A function is defined by $$f(x,y) = \int_{x^2}^{xy} e^{t^2} \,dt$$ We are to decide the partial derivatives of the function.

I am quite unsure whether this is a trick question because we could do an approximation of the integrand with the Taylor series, but I can't see how that would simplify the work.

Could I just get a direction to as how I should approach this problem?
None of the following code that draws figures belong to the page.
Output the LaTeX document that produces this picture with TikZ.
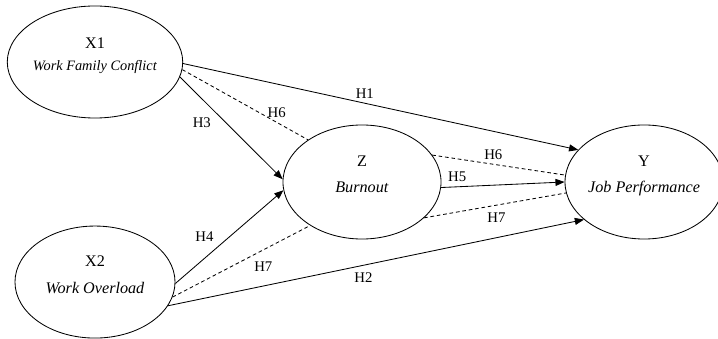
\documentclass[tikz,border=0pt]{standalone}
\usepackage{fontspec}
\setmainfont{Liberation Serif}
\usetikzlibrary{shapes.geometric,positioning,arrows.meta}

\begin{document}
\begin{tikzpicture}[x=0.025cm,y=-0.025cm,node distance=3cm,on grid,
		>={Triangle[length=6.5pt,width=5pt]},
		every node/.style={font=\fontsize{10.5}{12}\selectfont},
		latent/.style={ellipse,draw,line width=0.6pt,minimum width=4cm,minimum height=2.8cm,inner sep=0pt,
			align=center,text depth=11pt,font=\fontsize{11.5}{14}\selectfont},
		every edge/.style={draw,line width=0.6pt},
		indirect/.style={dash pattern=on 2.6pt off 2pt,-}]
	\useasboundingbox (0,0) rectangle (718,339);
	\node[latent] (x1) at (95,62) {X1\\[2pt]{\fontsize{10.2}{12}\selectfont\textit{Work Family Conflict}}};
	\node[latent] (x2) [below=5.5cm of x1] {X2\\[5pt]\textit{Work Overload}};
	\node[latent, minimum width=3.95cm, minimum height=2.85cm] (z) at (362,182) {Z\\[5pt]\textit{Burnout}};
	\node[latent, minimum width=3.7cm, minimum height=2.85cm] (y) [right=7.05cm of z] {Y\\[4pt]\textit{Job Performance}};
	\path[->]
	(x1.-1) edge node [above,pos=.46] {H1} (y.154)
	(x1.-5) edge [indirect] node [above,pos=.75] {H6} (z.142)
	(x1.-10) edge node [below left,pos=.35] {H3} (z.178)
	(x2.-1) edge node [above left,pos=.4] {H4} (z.186)
	(x2.-11) edge [indirect] node [below=5pt,pos=.66] {H7} (z.220)
	(x2.-18) edge node [below=2pt,pos=.47] {H2} (y.212)
	(z.21) edge [indirect] node [above,pos=.46] {H6} (y.175)
	(z.-4) edge node [above,pos=.13] {H5} (y.180)
	(z.-30) edge [indirect] node [below=2pt,pos=.51] {H7} (y.188);
\end{tikzpicture}
\end{document}
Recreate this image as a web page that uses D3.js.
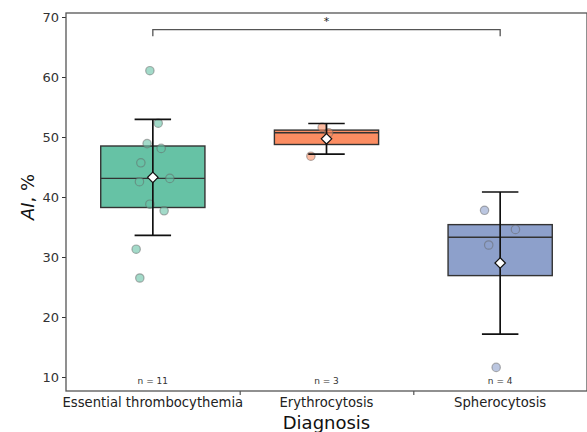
<!DOCTYPE html>
<html>
<head>
<meta charset="utf-8">
<script src="https://cdn.jsdelivr.net/npm/d3@7"></script>
<style>
  body { margin: 0; background: #fff; }
  text { font-family: "DejaVu Sans", sans-serif; }
</style>
</head>
<body>
<div id="chart"></div>
<script>
// categories and the raw points
const diagnoses = ["Essential thrombocythemia", "Erythrocytosis", "Spherocytosis"];
const colors = ["#66c2a5", "#fc8d62", "#8da0cb"];

const etValues = [61.05, 52.3, 48.9, 48.1, 45.7, 42.55, 43.1, 38.8, 37.7, 31.3, 26.5];
const etJitter = [-0.017, 0.031, -0.033, 0.048, -0.069, -0.077, 0.098, -0.017, 0.065, -0.096, -0.075];
const eryValues = [51.6, 50.7, 46.8];
const eryJitter = [-0.025, 0.013, -0.09];
const sphValues = [37.78, 34.6, 32.0, 11.6];
const sphJitter = [-0.09, 0.088, -0.066, -0.023];

const yTicks = [10, 20, 30, 40, 50, 60, 70];
const sigPair = [0, 2];
const sigLabel = "*";

const groups = [
  {values: etValues, jitter: etJitter},
  {values: eryValues, jitter: eryJitter},
  {values: sphValues, jitter: sphJitter}
];

const canvWidth = 587, canvHeight = 432;
const margin = {top: 13, right: 0, bottom: 41, left: 66};
const width = canvWidth - margin.left - margin.right;
const height = canvHeight - margin.top - margin.bottom;

const svg = d3.select("#chart").append("svg")
    .attr("width", canvWidth)
    .attr("height", canvHeight);

const g = svg.append("g")
    .attr("transform", "translate(" + margin.left + "," + margin.top + ")");

const xScale = d3.scaleLinear().domain([-0.5, 2.5]).range([0, width]);
const yScale = d3.scaleLinear().domain([7.667, 70.667]).range([height, 0]);

// y axis
const yAxis = d3.axisLeft(yScale).tickValues(yTicks).tickSize(4).tickPadding(3);
const gy = g.append("g").call(yAxis);
gy.select(".domain").remove();
gy.selectAll("line").attr("stroke", "#333");
gy.selectAll("text").attr("font-size", 13).attr("fill", "#333")
    .style("font-family", "DejaVu Sans, sans-serif");

// x axis, ticks sit between the categories
const xAxis = d3.axisBottom(xScale).tickValues([0.5, 1.5]).tickSize(4).tickFormat("");
const gx = g.append("g").attr("transform", "translate(0," + height + ")").call(xAxis);
gx.select(".domain").remove();
gx.selectAll("line").attr("stroke", "#333");

diagnoses.forEach((d, i) => {
  g.append("text")
    .attr("x", xScale(i))
    .attr("y", height + 16)
    .attr("text-anchor", "middle")
    .attr("font-size", 13.2)
    .attr("fill", "#222")
    .text(d);
});

// frame
g.append("rect")
    .attr("width", width).attr("height", height)
    .attr("fill", "none")
    .attr("stroke", "#555")
    .attr("stroke-width", 1.3);

// axis titles
svg.append("text")
    .attr("x", margin.left + xScale(1))
    .attr("y", canvHeight - 3)
    .attr("text-anchor", "middle")
    .attr("font-size", 18)
    .attr("fill", "#111")
    .text("Diagnosis");

const yl = svg.append("text")
    .attr("transform", "translate(34," + (margin.top + 184) + ") rotate(-90)")
    .attr("text-anchor", "middle")
    .attr("font-size", 18)
    .attr("fill", "#111");
yl.append("tspan").attr("font-style", "italic").text("AI");
yl.append("tspan").text(", %");

const boxW = 0.6, capW = 0.21;

groups.forEach((grp, i) => {
  const sorted = grp.values.slice().sort(d3.ascending);
  const q1 = d3.quantile(sorted, 0.25);
  const med = d3.quantile(sorted, 0.5);
  const q3 = d3.quantile(sorted, 0.75);
  const mean = d3.mean(sorted);
  const sd = d3.deviation(sorted);
  const cx = xScale(i);
  const bw = xScale(boxW) - xScale(0);
  const cw = xScale(capW) - xScale(0);

  // box
  g.append("rect")
    .attr("x", cx - bw / 2)
    .attr("y", yScale(q3))
    .attr("width", bw)
    .attr("height", yScale(q1) - yScale(q3))
    .attr("fill", colors[i])
    .attr("stroke", "#333")
    .attr("stroke-width", 1.4);

  g.append("line")
    .attr("x1", cx - bw / 2).attr("x2", cx + bw / 2)
    .attr("y1", yScale(med)).attr("y2", yScale(med))
    .attr("stroke", "#333").attr("stroke-width", 1.4);

  // points
  g.selectAll(null)
    .data(grp.values.map((v, k) => ({v: v, j: grp.jitter[k]})))
    .enter().append("circle")
    .attr("cx", d => xScale(i + d.j))
    .attr("cy", d => yScale(d.v))
    .attr("r", 4.2)
    .attr("fill", colors[i])
    .attr("fill-opacity", 0.6)
    .attr("stroke", "#666")
    .attr("stroke-opacity", 0.5)
    .attr("stroke-width", 1.2);

  // mean +- sd whiskers
  g.append("line")
    .attr("x1", cx).attr("x2", cx)
    .attr("y1", yScale(mean + sd)).attr("y2", yScale(mean - sd))
    .attr("stroke", "#111").attr("stroke-width", 1.7);
  [mean + sd, mean - sd].forEach(v => {
    g.append("line")
      .attr("x1", cx - cw / 2).attr("x2", cx + cw / 2)
      .attr("y1", yScale(v)).attr("y2", yScale(v))
      .attr("stroke", "#111").attr("stroke-width", 1.7);
  });

  // mean marker
  const my = yScale(mean);
  g.append("path")
    .attr("d", d3.symbol(d3.symbolDiamond2, 70)())
    .attr("transform", "translate(" + cx + "," + my + ")")
    .attr("fill", "#fff")
    .attr("stroke", "#111")
    .attr("stroke-width", 1.2);

  g.append("text")
    .attr("x", cx)
    .attr("y", height - 7)
    .attr("text-anchor", "middle")
    .attr("font-size", 9)
    .attr("fill", "#333")
    .text("n = " + grp.values.length);
});

// significance bracket
const bx1 = xScale(sigPair[0]), bx2 = xScale(sigPair[1]);
const by = 16.7, drop = 6.5;
g.append("path")
    .attr("d", "M" + bx1 + "," + (by + drop) + "V" + by + "H" + bx2 + "V" + (by + drop))
    .attr("fill", "none")
    .attr("stroke", "#555")
    .attr("stroke-width", 1.3);
g.append("text")
    .attr("x", (bx1 + bx2) / 2)
    .attr("y", by - 5)
    .attr("text-anchor", "middle")
    .attr("font-size", 11)
    .attr("fill", "#222")
    .text(sigLabel);
</script>
</body>
</html>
I would very much not like to just get the solution.

Note that this is one of the easiest questions on the paper.

  • 1
    https://en.wikipedia.org/wiki/Leibniz_integral_rule – caverac Nov 08 '20 at 00:56
  • 1
    @caverac : To apply a rule like that isn't the same as understanding how the rule comes from things learned in first-year calculus. And you don't need anything nearly as strong as that rule, since the function being integrated does not depend on $x$ or $y. \qquad$ – Michael Hardy Nov 08 '20 at 04:29

4 Answers4

4

Hint: If we let $F(s) = \displaystyle\int_{0}^{s}e^{t^2}\,dt$, then $f(x,y) = F(xy)-F(x^2)$.

Now, try using the chain rule to compute $\dfrac{\partial f}{\partial x} = \dfrac{\partial }{\partial x}\left[F(xy)-F(x^2)\right]$ and $\dfrac{\partial f}{\partial y} = \dfrac{\partial }{\partial y}\left[F(xy)-F(x^2)\right]$. Remember that by construction, $F'(s) = e^{s^2}$.

JimmyK4542
  • 54,331
3

\begin{align} & f(x,y) = \int_{x^2}^{xy} e^{t^2} \,dt = \int_0^{xy} e^{t^2} \, dt - \int_0^{x^2} e^{t^2} \, dt. \\[10pt] & \frac d {du} \int_0^u e^{t^2} \, dt = e^{u^2}. \\[10pt] & \frac d {dx} \int_0^u e^{t^2}\,dt = \frac d {du} \int_0^u e^{t^2} \, dt \times \frac{du}{dx} \end{align}

2

You have $$f(x,y)=\int_{a(x,y)}^{b(x,y)} g(t) \, dt$$ Using the fundamental theorem of calculus $$\frac{\partial f(x,y)}{\partial x}=\frac{\partial b(x,y)}{\partial x}\, g(b(x,y))-\frac{\partial a(x,y)}{\partial x}\, g(a(x,y))$$ $$\frac{\partial f(x,y)}{\partial y}=\frac{\partial b(x,y)}{\partial y}\, g(b(x,y))-\frac{\partial a(x,y)}{\partial y}\, g(a(x,y))$$

Just apply.

0

So basically the fundamental theorem of calculus gives us $$f(x,y) = \int_{x^2}^{xy} e^{t^2} \,dt = \int_{0}^{xy} e^{t^2} \,dt - \int_{0}^{x^2} e^{t^2} \,dt$$ $$\implies$$ $$\dfrac{\partial f}{\partial x} = \dfrac{\partial}{\partial x} (F(xy) - F(x^2)) =yF'(xy) - 2xF'(x^2) = ye^{x^2 y^2}-2xe^{x^4}$$

$$\dfrac{\partial f}{\partial y} = xe^{x^2y^2}$$

Thanks for the help, I knew this was supposed to be easy. Just looking at it from a different perspective!